* **STATED GOAL**
Restate the data exactly as given and keep the pictures out.

··· GIVEN DATA ···

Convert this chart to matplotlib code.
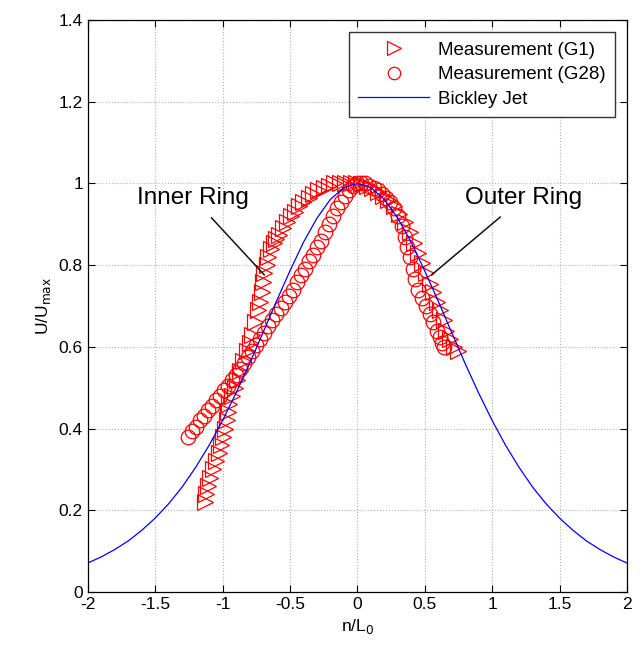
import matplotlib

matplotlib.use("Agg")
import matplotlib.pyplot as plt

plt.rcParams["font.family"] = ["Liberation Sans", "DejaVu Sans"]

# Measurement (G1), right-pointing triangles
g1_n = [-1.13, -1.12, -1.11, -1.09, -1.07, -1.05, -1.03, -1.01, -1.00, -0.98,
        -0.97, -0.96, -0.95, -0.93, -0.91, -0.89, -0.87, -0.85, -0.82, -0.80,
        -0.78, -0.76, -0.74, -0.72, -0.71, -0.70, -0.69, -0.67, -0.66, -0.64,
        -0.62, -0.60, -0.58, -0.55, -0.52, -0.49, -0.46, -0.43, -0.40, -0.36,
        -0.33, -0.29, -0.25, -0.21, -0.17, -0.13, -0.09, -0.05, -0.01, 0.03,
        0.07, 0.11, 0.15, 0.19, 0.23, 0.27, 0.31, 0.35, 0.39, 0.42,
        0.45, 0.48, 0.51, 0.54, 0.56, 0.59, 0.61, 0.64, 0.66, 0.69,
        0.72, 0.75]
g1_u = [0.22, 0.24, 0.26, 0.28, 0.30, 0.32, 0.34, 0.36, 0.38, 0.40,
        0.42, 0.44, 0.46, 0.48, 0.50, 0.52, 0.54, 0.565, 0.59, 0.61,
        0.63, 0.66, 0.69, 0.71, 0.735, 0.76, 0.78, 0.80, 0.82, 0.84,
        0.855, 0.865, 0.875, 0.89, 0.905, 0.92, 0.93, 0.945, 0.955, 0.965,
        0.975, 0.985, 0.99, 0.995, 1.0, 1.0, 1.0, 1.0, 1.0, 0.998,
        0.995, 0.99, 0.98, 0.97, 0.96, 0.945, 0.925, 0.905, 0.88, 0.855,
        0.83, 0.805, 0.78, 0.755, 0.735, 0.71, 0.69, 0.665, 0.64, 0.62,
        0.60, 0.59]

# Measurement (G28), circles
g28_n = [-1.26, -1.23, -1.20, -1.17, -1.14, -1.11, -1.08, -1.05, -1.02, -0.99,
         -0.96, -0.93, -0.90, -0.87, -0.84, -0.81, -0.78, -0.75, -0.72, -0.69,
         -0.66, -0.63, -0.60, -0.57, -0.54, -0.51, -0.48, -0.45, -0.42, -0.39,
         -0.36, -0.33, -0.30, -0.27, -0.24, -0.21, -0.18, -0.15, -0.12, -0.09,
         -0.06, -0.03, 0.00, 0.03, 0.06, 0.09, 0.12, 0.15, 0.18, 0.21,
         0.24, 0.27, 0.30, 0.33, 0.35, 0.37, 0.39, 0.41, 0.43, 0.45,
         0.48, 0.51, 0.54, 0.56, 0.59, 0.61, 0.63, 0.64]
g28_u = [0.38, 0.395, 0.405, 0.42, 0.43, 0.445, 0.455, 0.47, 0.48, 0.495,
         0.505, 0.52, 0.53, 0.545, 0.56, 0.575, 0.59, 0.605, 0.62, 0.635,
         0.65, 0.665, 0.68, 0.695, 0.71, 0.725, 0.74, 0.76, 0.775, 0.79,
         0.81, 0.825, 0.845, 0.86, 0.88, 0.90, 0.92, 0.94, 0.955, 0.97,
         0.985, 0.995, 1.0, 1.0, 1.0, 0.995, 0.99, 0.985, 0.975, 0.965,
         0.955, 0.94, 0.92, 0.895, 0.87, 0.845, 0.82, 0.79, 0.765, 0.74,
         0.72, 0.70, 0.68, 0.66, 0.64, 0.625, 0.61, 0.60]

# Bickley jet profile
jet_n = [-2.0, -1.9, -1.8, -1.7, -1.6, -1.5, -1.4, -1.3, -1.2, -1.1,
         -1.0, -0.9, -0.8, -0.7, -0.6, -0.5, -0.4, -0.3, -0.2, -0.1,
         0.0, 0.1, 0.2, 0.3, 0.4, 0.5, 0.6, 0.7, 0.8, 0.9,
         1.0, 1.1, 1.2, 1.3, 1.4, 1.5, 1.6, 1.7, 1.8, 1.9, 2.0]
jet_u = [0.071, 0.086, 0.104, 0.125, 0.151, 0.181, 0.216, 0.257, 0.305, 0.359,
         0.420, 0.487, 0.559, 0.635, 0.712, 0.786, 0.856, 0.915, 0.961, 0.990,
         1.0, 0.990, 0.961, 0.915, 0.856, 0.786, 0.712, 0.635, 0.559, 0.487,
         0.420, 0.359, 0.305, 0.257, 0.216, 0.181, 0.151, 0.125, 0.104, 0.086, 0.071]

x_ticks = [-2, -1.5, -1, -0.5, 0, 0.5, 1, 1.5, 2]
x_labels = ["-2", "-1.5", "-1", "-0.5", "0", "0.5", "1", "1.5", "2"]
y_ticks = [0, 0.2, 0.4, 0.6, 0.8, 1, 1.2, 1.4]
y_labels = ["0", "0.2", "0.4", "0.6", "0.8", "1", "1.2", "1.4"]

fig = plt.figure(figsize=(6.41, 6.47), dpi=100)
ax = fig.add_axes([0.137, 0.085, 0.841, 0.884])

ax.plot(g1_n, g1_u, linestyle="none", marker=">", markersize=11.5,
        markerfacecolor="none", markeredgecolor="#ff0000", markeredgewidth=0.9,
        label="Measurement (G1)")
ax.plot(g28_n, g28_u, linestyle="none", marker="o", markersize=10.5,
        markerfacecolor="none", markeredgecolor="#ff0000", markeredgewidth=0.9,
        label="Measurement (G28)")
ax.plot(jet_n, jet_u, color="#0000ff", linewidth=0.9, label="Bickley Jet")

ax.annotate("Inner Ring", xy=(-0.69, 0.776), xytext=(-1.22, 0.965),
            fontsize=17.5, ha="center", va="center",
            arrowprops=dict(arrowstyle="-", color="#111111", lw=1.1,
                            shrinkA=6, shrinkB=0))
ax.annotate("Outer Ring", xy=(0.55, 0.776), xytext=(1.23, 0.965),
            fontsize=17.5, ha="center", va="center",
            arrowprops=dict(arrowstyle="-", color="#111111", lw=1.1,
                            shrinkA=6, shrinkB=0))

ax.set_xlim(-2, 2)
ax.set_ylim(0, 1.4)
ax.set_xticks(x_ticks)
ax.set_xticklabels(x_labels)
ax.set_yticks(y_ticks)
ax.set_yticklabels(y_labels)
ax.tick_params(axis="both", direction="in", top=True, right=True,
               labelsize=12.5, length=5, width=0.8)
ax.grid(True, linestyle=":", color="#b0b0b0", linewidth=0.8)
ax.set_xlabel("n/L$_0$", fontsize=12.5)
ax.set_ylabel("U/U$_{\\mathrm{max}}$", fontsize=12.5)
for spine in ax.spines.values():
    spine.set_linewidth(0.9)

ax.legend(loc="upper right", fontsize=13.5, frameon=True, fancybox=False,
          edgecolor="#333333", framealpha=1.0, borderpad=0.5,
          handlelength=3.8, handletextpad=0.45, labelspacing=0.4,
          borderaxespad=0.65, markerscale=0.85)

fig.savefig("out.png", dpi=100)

···

* **OUTPUT OF THE EXERCISE**
Convert this chart to matplotlib code.
import matplotlib

matplotlib.use("Agg")
import matplotlib.pyplot as plt

plt.rcParams["font.family"] = ["Liberation Sans", "DejaVu Sans"]

# Measurement (G1), right-pointing triangles
g1_n = [-1.13, -1.12, -1.11, -1.09, -1.07, -1.05, -1.03, -1.01, -1.00, -0.98,
        -0.97, -0.96, -0.95, -0.93, -0.91, -0.89, -0.87, -0.85, -0.82, -0.80,
        -0.78, -0.76, -0.74, -0.72, -0.71, -0.70, -0.69, -0.67, -0.66, -0.64,
        -0.62, -0.60, -0.58, -0.55, -0.52, -0.49, -0.46, -0.43, -0.40, -0.36,
        -0.33, -0.29, -0.25, -0.21, -0.17, -0.13, -0.09, -0.05, -0.01, 0.03,
        0.07, 0.11, 0.15, 0.19, 0.23, 0.27, 0.31, 0.35, 0.39, 0.42,
        0.45, 0.48, 0.51, 0.54, 0.56, 0.59, 0.61, 0.64, 0.66, 0.69,
        0.72, 0.75]
g1_u = [0.22, 0.24, 0.26, 0.28, 0.30, 0.32, 0.34, 0.36, 0.38, 0.40,
        0.42, 0.44, 0.46, 0.48, 0.50, 0.52, 0.54, 0.565, 0.59, 0.61,
        0.63, 0.66, 0.69, 0.71, 0.735, 0.76, 0.78, 0.80, 0.82, 0.84,
        0.855, 0.865, 0.875, 0.89, 0.905, 0.92, 0.93, 0.945, 0.955, 0.965,
        0.975, 0.985, 0.99, 0.995, 1.0, 1.0, 1.0, 1.0, 1.0, 0.998,
        0.995, 0.99, 0.98, 0.97, 0.96, 0.945, 0.925, 0.905, 0.88, 0.855,
        0.83, 0.805, 0.78, 0.755, 0.735, 0.71, 0.69, 0.665, 0.64, 0.62,
        0.60, 0.59]

# Measurement (G28), circles
g28_n = [-1.26, -1.23, -1.20, -1.17, -1.14, -1.11, -1.08, -1.05, -1.02, -0.99,
         -0.96, -0.93, -0.90, -0.87, -0.84, -0.81, -0.78, -0.75, -0.72, -0.69,
         -0.66, -0.63, -0.60, -0.57, -0.54, -0.51, -0.48, -0.45, -0.42, -0.39,
         -0.36, -0.33, -0.30, -0.27, -0.24, -0.21, -0.18, -0.15, -0.12, -0.09,
         -0.06, -0.03, 0.00, 0.03, 0.06, 0.09, 0.12, 0.15, 0.18, 0.21,
         0.24, 0.27, 0.30, 0.33, 0.35, 0.37, 0.39, 0.41, 0.43, 0.45,
         0.48, 0.51, 0.54, 0.56, 0.59, 0.61, 0.63, 0.64]
g28_u = [0.38, 0.395, 0.405, 0.42, 0.43, 0.445, 0.455, 0.47, 0.48, 0.495,
         0.505, 0.52, 0.53, 0.545, 0.56, 0.575, 0.59, 0.605, 0.62, 0.635,
         0.65, 0.665, 0.68, 0.695, 0.71, 0.725, 0.74, 0.76, 0.775, 0.79,
         0.81, 0.825, 0.845, 0.86, 0.88, 0.90, 0.92, 0.94, 0.955, 0.97,
         0.985, 0.995, 1.0, 1.0, 1.0, 0.995, 0.99, 0.985, 0.975, 0.965,
         0.955, 0.94, 0.92, 0.895, 0.87, 0.845, 0.82, 0.79, 0.765, 0.74,
         0.72, 0.70, 0.68, 0.66, 0.64, 0.625, 0.61, 0.60]

# Bickley jet profile
jet_n = [-2.0, -1.9, -1.8, -1.7, -1.6, -1.5, -1.4, -1.3, -1.2, -1.1,
         -1.0, -0.9, -0.8, -0.7, -0.6, -0.5, -0.4, -0.3, -0.2, -0.1,
         0.0, 0.1, 0.2, 0.3, 0.4, 0.5, 0.6, 0.7, 0.8, 0.9,
         1.0, 1.1, 1.2, 1.3, 1.4, 1.5, 1.6, 1.7, 1.8, 1.9, 2.0]
jet_u = [0.071, 0.086, 0.104, 0.125, 0.151, 0.181, 0.216, 0.257, 0.305, 0.359,
         0.420, 0.487, 0.559, 0.635, 0.712, 0.786, 0.856, 0.915, 0.961, 0.990,
         1.0, 0.990, 0.961, 0.915, 0.856, 0.786, 0.712, 0.635, 0.559, 0.487,
         0.420, 0.359, 0.305, 0.257, 0.216, 0.181, 0.151, 0.125, 0.104, 0.086, 0.071]

x_ticks = [-2, -1.5, -1, -0.5, 0, 0.5, 1, 1.5, 2]
x_labels = ["-2", "-1.5", "-1", "-0.5", "0", "0.5", "1", "1.5", "2"]
y_ticks = [0, 0.2, 0.4, 0.6, 0.8, 1, 1.2, 1.4]
y_labels = ["0", "0.2", "0.4", "0.6", "0.8", "1", "1.2", "1.4"]

fig = plt.figure(figsize=(6.41, 6.47), dpi=100)
ax = fig.add_axes([0.137, 0.085, 0.841, 0.884])

ax.plot(g1_n, g1_u, linestyle="none", marker=">", markersize=11.5,
        markerfacecolor="none", markeredgecolor="#ff0000", markeredgewidth=0.9,
        label="Measurement (G1)")
ax.plot(g28_n, g28_u, linestyle="none", marker="o", markersize=10.5,
        markerfacecolor="none", markeredgecolor="#ff0000", markeredgewidth=0.9,
        label="Measurement (G28)")
ax.plot(jet_n, jet_u, color="#0000ff", linewidth=0.9, label="Bickley Jet")

ax.annotate("Inner Ring", xy=(-0.69, 0.776), xytext=(-1.22, 0.965),
            fontsize=17.5, ha="center", va="center",
            arrowprops=dict(arrowstyle="-", color="#111111", lw=1.1,
                            shrinkA=6, shrinkB=0))
ax.annotate("Outer Ring", xy=(0.55, 0.776), xytext=(1.23, 0.965),
            fontsize=17.5, ha="center", va="center",
            arrowprops=dict(arrowstyle="-", color="#111111", lw=1.1,
                            shrinkA=6, shrinkB=0))

ax.set_xlim(-2, 2)
ax.set_ylim(0, 1.4)
ax.set_xticks(x_ticks)
ax.set_xticklabels(x_labels)
ax.set_yticks(y_ticks)
ax.set_yticklabels(y_labels)
ax.tick_params(axis="both", direction="in", top=True, right=True,
               labelsize=12.5, length=5, width=0.8)
ax.grid(True, linestyle=":", color="#b0b0b0", linewidth=0.8)
ax.set_xlabel("n/L$_0$", fontsize=12.5)
ax.set_ylabel("U/U$_{\\mathrm{max}}$", fontsize=12.5)
for spine in ax.spines.values():
    spine.set_linewidth(0.9)

ax.legend(loc="upper right", fontsize=13.5, frameon=True, fancybox=False,
          edgecolor="#333333", framealpha=1.0, borderpad=0.5,
          handlelength=3.8, handletextpad=0.45, labelspacing=0.4,
          borderaxespad=0.65, markerscale=0.85)

fig.savefig("out.png", dpi=100)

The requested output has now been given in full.